Written task: Produce an exact transcription of the listing below, omitting the pictures.

────────────────

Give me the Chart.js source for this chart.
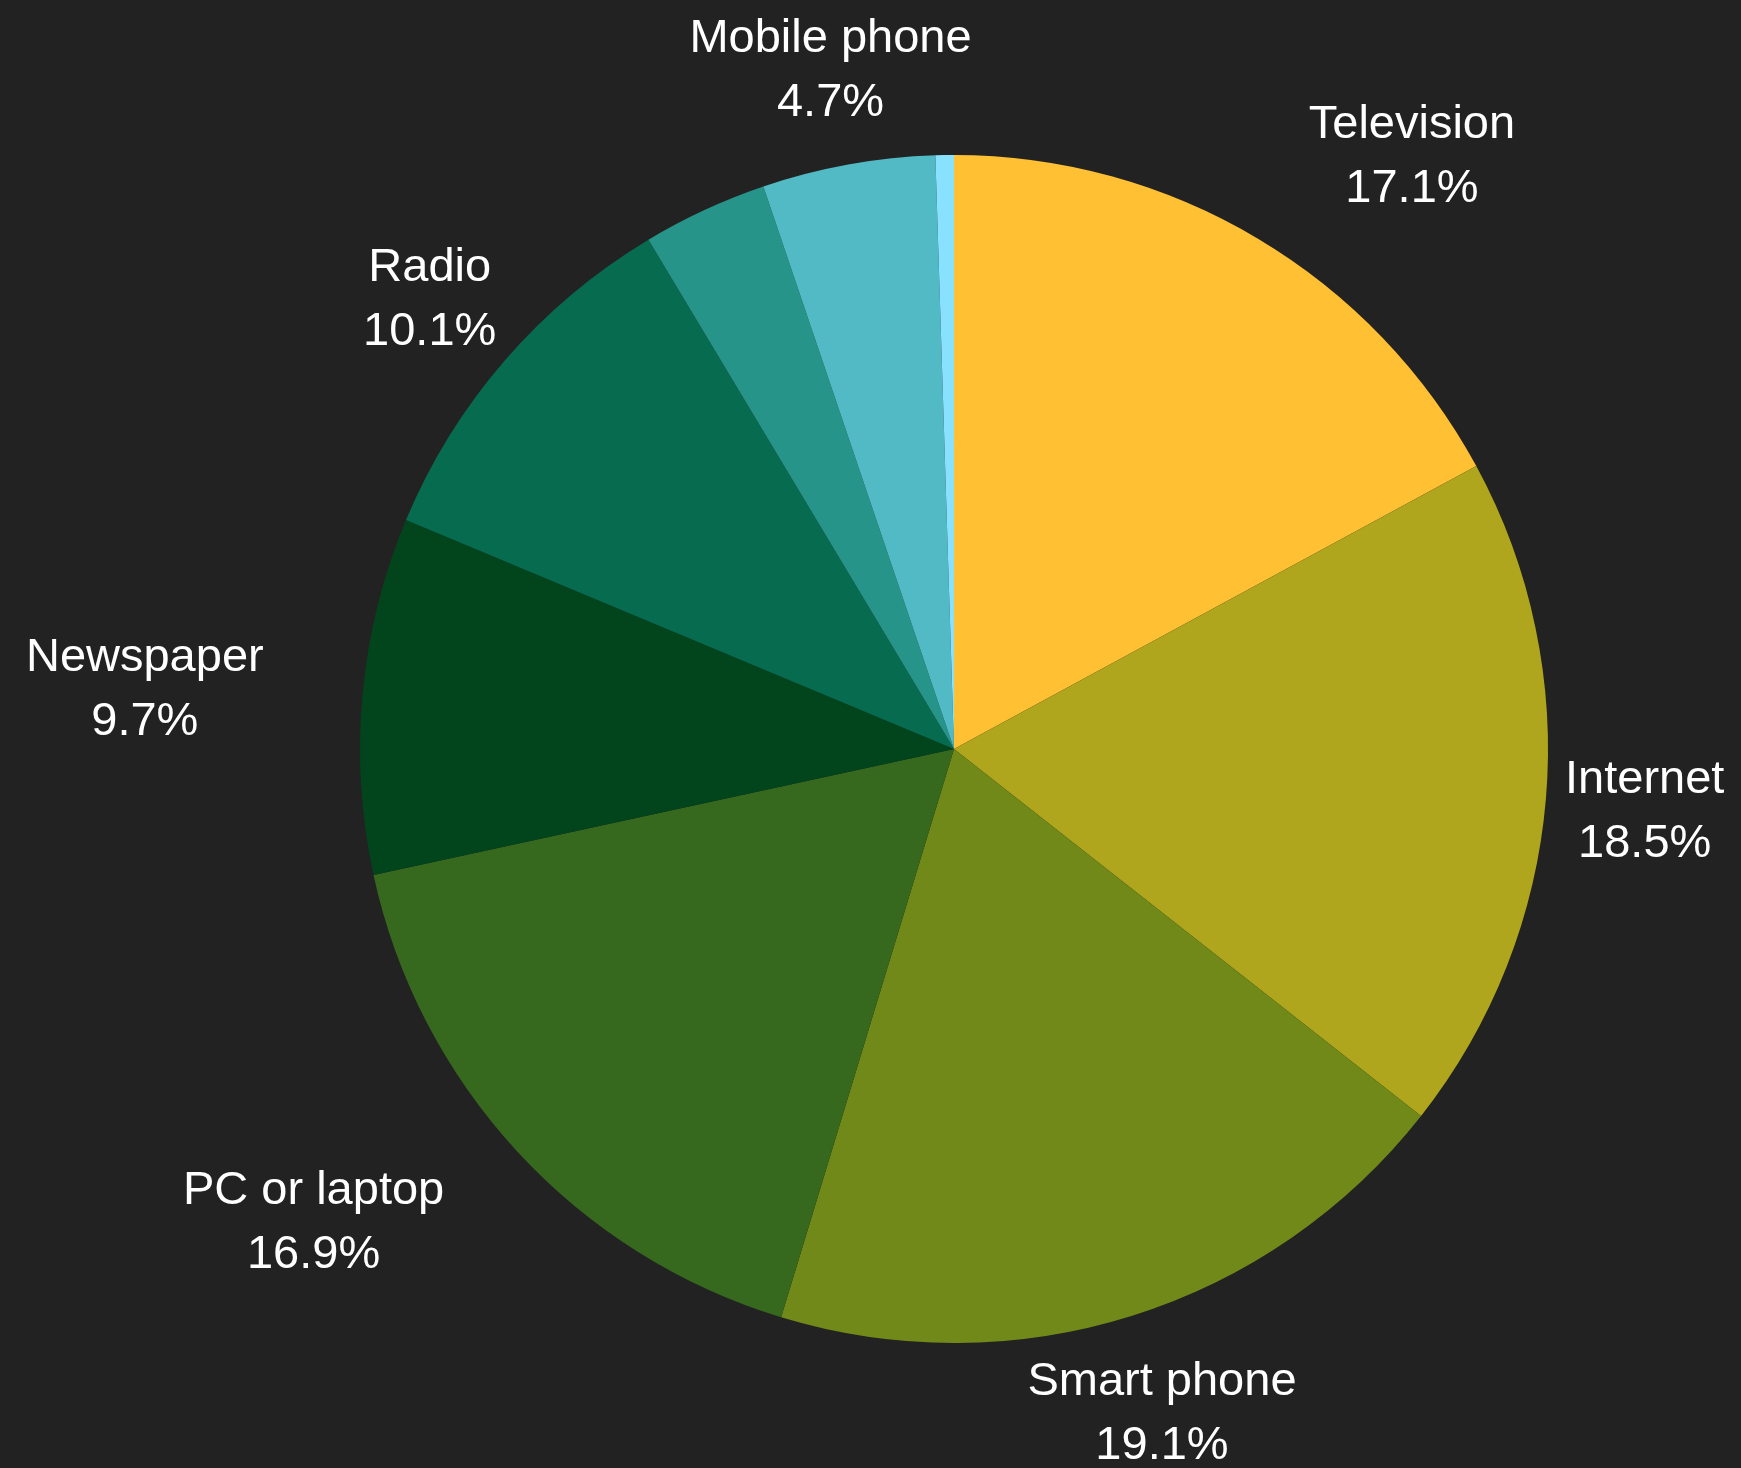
<!DOCTYPE html>
<html>
<head>
<meta charset="utf-8">
<title>Media usage</title>
<script src="https://cdn.jsdelivr.net/npm/chart.js@4.4.0/dist/chart.umd.min.js"></script>
<style>
  html, body { margin: 0; padding: 0; background: #222222; }
  canvas { display: block; }
</style>
</head>
<body>
<canvas id="pieChart" width="1741" height="1468"></canvas>
<script>
// slices run clockwise from 12 o'clock; the two small unnamed ones get no label
const categories = ["Television", "Internet", "Smart phone", "PC or laptop", "Newspaper", "Radio", "", "Mobile phone", ""];
const shares = [17.1, 18.5, 19.1, 16.9, 9.7, 10.1, 3.4, 4.7, 0.5];
const sliceColors = ["#ffc034", "#b0a61d", "#718919", "#36681d", "#02451c", "#066b4f", "#269489", "#51bac4", "#88e1ff"];

// "name" over "xx.x%" outside each slice, shoved sideways if the box would touch the pie
const outsideLabels = {
    id: "outsideLabels",
    afterDatasetsDraw(chart) {
        const ctx = chart.ctx;
        const meta = chart.getDatasetMeta(0);
        const total = shares.reduce((a, b) => a + b, 0);
        ctx.save();
        ctx.font = "47px 'Liberation Sans', Arial, sans-serif";
        ctx.fillStyle = "#ffffff";
        ctx.textAlign = "center";
        ctx.textBaseline = "alphabetic";
        meta.data.forEach((arc, i) => {
            if (!categories[i]) return;
            const p = arc.getProps(["x", "y", "startAngle", "endAngle", "outerRadius"], true);
            const mid = (p.startAngle + p.endAngle) / 2;
            const dx = Math.cos(mid), dy = Math.sin(mid);
            const pct = (shares[i] / total * 100).toFixed(1) + "%";
            const w = Math.max(ctx.measureText(categories[i]).width, ctx.measureText(pct).width);
            const halfH = 48;
            let lx = p.x + dx * p.outerRadius * 1.167;
            const ly = p.y + dy * p.outerRadius * 1.167;

            // nearest point of the text box to the pie centre
            const nx = Math.max(Math.abs(lx - p.x) - w / 2, 0);
            const ny = Math.max(Math.abs(ly - p.y) - halfH, 0);
            if (Math.hypot(nx, ny) < p.outerRadius * 1.02) lx += Math.sign(dx) * w / 2;

            ctx.fillText(categories[i], lx, ly - 15);
            ctx.fillText(pct, lx, ly + 49);
        });
        ctx.restore();
    }
};

new Chart(document.getElementById("pieChart").getContext("2d"), {
    type: "pie",
    data: {
        labels: categories,
        datasets: [{
            data: shares,
            backgroundColor: sliceColors,
            borderWidth: 0
        }]
    },
    options: {
        responsive: false,
        animation: false,
        layout: { padding: { top: 155, bottom: 125, left: 360, right: 193 } },
        plugins: {
            legend: { display: false },
            tooltip: { enabled: false }
        }
    },
    plugins: [outsideLabels]
});
</script>
</body>
</html>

────────────────

Result of the exercise:
Give me the Chart.js source for this chart.
<!DOCTYPE html>
<html>
<head>
<meta charset="utf-8">
<title>Media usage</title>
<script src="https://cdn.jsdelivr.net/npm/chart.js@4.4.0/dist/chart.umd.min.js"></script>
<style>
  html, body { margin: 0; padding: 0; background: #222222; }
  canvas { display: block; }
</style>
</head>
<body>
<canvas id="pieChart" width="1741" height="1468"></canvas>
<script>
// slices run clockwise from 12 o'clock; the two small unnamed ones get no label
const categories = ["Television", "Internet", "Smart phone", "PC or laptop", "Newspaper", "Radio", "", "Mobile phone", ""];
const shares = [17.1, 18.5, 19.1, 16.9, 9.7, 10.1, 3.4, 4.7, 0.5];
const sliceColors = ["#ffc034", "#b0a61d", "#718919", "#36681d", "#02451c", "#066b4f", "#269489", "#51bac4", "#88e1ff"];

// "name" over "xx.x%" outside each slice, shoved sideways if the box would touch the pie
const outsideLabels = {
    id: "outsideLabels",
    afterDatasetsDraw(chart) {
        const ctx = chart.ctx;
        const meta = chart.getDatasetMeta(0);
        const total = shares.reduce((a, b) => a + b, 0);
        ctx.save();
        ctx.font = "47px 'Liberation Sans', Arial, sans-serif";
        ctx.fillStyle = "#ffffff";
        ctx.textAlign = "center";
        ctx.textBaseline = "alphabetic";
        meta.data.forEach((arc, i) => {
            if (!categories[i]) return;
            const p = arc.getProps(["x", "y", "startAngle", "endAngle", "outerRadius"], true);
            const mid = (p.startAngle + p.endAngle) / 2;
            const dx = Math.cos(mid), dy = Math.sin(mid);
            const pct = (shares[i] / total * 100).toFixed(1) + "%";
            const w = Math.max(ctx.measureText(categories[i]).width, ctx.measureText(pct).width);
            const halfH = 48;
            let lx = p.x + dx * p.outerRadius * 1.167;
            const ly = p.y + dy * p.outerRadius * 1.167;

            // nearest point of the text box to the pie centre
            const nx = Math.max(Math.abs(lx - p.x) - w / 2, 0);
            const ny = Math.max(Math.abs(ly - p.y) - halfH, 0);
            if (Math.hypot(nx, ny) < p.outerRadius * 1.02) lx += Math.sign(dx) * w / 2;

            ctx.fillText(categories[i], lx, ly - 15);
            ctx.fillText(pct, lx, ly + 49);
        });
        ctx.restore();
    }
};

new Chart(document.getElementById("pieChart").getContext("2d"), {
    type: "pie",
    data: {
        labels: categories,
        datasets: [{
            data: shares,
            backgroundColor: sliceColors,
            borderWidth: 0
        }]
    },
    options: {
        responsive: false,
        animation: false,
        layout: { padding: { top: 155, bottom: 125, left: 360, right: 193 } },
        plugins: {
            legend: { display: false },
            tooltip: { enabled: false }
        }
    },
    plugins: [outsideLabels]
});
</script>
</body>
</html>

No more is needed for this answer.